READ IN: Español
Delve into the fascinating mind of Sir John Galliano (@jgalliano) while browsing this high-concept artisanal collection. Described as “the raw, raw, undiluted essence, the parfum,” of the house, the Maison Margiela (@maisonmargiela) Autumn/Winter 18 couture collection was everything chez Margiela exposed.
From seemingly unfinished pieces, bare stitches and cutouts, the mind is left to the imagination for what each piece is ‘intended’ to be. Katerina Jebb’s X-ray print photographs of garments, were superimposed on other garments, and in the realm of “garments on garments”, skirts were reversed as tops, and clothes were worn as what appeared to be, backwards.

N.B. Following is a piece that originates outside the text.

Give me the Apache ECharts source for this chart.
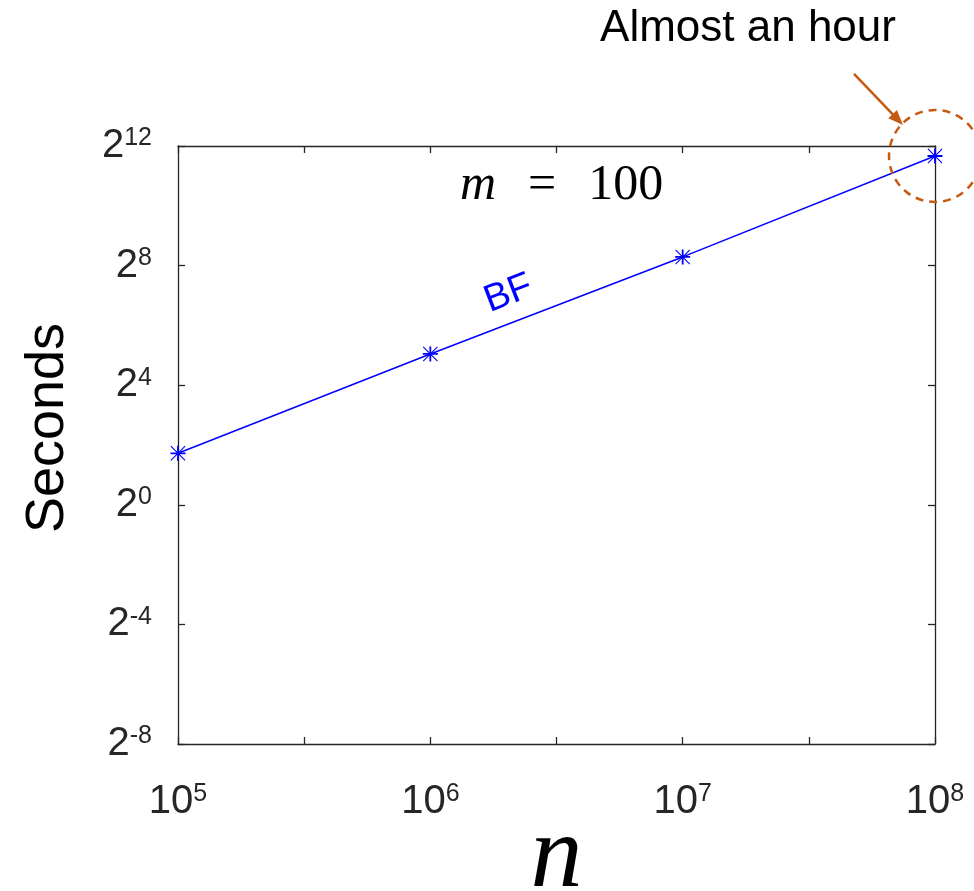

Upon first glance one feels and essence of claustrophobia and entrapment within the layers of nylon hosiery fabric, organzas and neoprene, but “Creating your own world within a world that’s very troubled at the moment” was how Galliano envisioned this collection. “Nomads and tribes” and certainly an extraterrestrial aura seen a variety of times since Galliano stepped in as creative director, took part in this “otherworldly tribe- like” runway.
Inspired by the young interns and assistants at the house – classifying them “neo-digital natives” – who depend heavily on technological ways, a riffing notion to this “carrying your world with you” of today was presented through industrial clasps to the arms and ankles, with iPhones set to video mode, as to film the front row in real time. Models stomped on grotesque silicone platforms, and sported traditional men’s jackets and coats in form of capes resembling late-19th-century visites that fashionable women once shrugged over their bustled gowns to pay their calls.
It seems an ode to his controversial Clochard collection for Christian Dior Spring 2002, Galliano forever finds inspiration in marginalized people who “don’t want to live within the confines of society” and who dress in layers with “their most precious possessions on them.”